■ TASK PROMPT
Using the records below, locate all lines containing "this" and return them.

::::

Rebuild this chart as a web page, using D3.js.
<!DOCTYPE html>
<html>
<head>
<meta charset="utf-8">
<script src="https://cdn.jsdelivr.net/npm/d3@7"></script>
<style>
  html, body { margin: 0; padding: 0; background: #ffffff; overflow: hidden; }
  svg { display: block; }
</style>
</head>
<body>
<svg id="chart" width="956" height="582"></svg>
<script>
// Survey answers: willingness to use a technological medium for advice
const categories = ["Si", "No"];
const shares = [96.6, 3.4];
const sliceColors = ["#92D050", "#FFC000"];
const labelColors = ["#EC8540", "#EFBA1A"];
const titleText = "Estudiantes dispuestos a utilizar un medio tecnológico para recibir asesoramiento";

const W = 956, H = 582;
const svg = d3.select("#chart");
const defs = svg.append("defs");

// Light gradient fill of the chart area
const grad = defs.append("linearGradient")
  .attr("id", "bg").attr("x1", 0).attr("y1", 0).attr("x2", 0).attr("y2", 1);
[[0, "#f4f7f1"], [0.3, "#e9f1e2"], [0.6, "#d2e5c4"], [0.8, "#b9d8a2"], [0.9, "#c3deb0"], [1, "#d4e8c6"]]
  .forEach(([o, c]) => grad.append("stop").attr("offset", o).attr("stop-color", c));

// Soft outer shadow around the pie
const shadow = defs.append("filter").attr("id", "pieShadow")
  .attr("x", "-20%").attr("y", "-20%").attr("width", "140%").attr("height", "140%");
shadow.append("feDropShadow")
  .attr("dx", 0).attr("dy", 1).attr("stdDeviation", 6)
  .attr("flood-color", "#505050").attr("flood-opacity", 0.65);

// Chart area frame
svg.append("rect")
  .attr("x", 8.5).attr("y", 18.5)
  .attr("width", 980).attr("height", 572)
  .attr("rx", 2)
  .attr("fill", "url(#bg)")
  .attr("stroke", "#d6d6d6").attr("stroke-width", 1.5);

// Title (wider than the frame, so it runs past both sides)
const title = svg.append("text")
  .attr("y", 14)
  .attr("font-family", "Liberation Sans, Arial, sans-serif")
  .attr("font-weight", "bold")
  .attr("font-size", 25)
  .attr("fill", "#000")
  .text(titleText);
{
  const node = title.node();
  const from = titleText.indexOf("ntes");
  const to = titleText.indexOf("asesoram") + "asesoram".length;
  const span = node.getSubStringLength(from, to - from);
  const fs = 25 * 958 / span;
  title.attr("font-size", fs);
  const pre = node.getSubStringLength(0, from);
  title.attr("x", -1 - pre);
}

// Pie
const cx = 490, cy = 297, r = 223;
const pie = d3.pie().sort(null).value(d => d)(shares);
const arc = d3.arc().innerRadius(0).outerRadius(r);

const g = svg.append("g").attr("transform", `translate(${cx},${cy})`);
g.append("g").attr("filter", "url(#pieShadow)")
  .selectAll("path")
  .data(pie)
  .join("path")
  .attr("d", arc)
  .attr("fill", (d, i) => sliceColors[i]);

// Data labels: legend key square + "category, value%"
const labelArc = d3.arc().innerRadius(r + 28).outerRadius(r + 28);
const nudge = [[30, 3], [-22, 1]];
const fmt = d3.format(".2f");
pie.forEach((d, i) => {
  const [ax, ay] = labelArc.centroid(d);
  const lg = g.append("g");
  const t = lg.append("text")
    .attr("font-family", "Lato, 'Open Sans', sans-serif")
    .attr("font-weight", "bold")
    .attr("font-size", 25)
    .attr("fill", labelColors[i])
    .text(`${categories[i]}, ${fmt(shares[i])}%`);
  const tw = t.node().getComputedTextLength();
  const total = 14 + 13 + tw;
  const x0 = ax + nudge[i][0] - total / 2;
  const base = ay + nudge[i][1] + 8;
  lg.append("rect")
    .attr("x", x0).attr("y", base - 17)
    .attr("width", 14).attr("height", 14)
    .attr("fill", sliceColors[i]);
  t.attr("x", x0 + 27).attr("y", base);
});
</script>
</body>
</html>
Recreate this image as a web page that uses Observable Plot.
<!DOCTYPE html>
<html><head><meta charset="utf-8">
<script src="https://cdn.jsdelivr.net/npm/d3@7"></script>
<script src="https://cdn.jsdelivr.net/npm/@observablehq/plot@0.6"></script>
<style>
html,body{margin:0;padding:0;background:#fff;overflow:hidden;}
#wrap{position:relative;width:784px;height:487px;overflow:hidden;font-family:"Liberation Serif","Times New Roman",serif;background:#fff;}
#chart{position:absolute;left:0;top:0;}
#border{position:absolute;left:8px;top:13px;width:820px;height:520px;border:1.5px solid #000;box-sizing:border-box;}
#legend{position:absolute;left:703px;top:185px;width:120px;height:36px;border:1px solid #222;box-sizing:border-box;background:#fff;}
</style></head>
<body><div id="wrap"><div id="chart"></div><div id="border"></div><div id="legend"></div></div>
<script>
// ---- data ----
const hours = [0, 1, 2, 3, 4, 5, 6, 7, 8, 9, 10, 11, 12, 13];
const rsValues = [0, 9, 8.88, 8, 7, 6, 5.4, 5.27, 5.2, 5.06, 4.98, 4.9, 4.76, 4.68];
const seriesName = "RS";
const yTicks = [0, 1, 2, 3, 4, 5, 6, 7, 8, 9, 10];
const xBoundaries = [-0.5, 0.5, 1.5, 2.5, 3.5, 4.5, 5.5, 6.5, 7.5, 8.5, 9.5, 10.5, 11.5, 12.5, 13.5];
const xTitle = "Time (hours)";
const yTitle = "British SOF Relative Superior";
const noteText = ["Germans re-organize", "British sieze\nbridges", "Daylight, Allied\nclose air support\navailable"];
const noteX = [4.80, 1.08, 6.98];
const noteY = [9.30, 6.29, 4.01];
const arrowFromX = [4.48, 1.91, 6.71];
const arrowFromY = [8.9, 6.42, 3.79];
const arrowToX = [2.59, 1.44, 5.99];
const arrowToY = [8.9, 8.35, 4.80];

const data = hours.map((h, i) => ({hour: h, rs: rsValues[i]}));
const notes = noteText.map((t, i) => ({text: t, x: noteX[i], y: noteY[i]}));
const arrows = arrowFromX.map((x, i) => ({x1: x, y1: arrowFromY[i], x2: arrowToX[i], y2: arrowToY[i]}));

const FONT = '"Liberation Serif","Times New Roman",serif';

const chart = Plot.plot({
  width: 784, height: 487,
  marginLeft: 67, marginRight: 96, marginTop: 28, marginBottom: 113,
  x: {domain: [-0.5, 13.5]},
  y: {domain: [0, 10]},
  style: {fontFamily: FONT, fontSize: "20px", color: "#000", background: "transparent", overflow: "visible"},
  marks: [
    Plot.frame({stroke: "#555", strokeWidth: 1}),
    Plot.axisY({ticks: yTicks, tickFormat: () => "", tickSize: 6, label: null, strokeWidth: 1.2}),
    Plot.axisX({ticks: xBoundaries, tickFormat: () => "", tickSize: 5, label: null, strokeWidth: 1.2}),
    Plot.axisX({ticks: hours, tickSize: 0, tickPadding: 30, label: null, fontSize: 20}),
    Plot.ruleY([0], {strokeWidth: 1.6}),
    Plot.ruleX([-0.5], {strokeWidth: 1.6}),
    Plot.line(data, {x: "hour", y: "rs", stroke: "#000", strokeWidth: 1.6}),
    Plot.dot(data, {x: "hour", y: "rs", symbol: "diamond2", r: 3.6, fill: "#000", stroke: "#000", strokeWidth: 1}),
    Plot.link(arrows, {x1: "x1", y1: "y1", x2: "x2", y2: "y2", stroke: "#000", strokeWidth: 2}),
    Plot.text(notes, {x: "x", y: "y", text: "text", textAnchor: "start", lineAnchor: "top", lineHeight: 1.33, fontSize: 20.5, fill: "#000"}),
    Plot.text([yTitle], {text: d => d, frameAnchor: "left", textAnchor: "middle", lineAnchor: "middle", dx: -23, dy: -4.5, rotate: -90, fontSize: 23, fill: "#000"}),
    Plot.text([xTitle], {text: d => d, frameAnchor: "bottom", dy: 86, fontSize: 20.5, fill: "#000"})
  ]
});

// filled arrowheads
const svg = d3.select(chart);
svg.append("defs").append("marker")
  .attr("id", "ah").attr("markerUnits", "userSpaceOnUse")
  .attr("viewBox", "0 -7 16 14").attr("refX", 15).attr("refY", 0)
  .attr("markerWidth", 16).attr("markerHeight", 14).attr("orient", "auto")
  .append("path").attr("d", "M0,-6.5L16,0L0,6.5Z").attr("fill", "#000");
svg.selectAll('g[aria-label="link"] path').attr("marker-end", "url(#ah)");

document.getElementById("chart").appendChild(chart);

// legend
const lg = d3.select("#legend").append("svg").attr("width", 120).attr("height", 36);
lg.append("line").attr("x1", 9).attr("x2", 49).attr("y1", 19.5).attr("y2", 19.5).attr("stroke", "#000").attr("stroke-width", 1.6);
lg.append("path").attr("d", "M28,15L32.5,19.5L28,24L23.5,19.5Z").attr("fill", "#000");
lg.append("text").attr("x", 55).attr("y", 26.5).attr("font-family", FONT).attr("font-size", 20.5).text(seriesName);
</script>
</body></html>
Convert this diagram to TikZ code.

::::

■ EXERCISE OUTPUT
Rebuild this chart as a web page, using D3.js.
Recreate this image as a web page that uses Observable Plot.
Convert this diagram to TikZ code.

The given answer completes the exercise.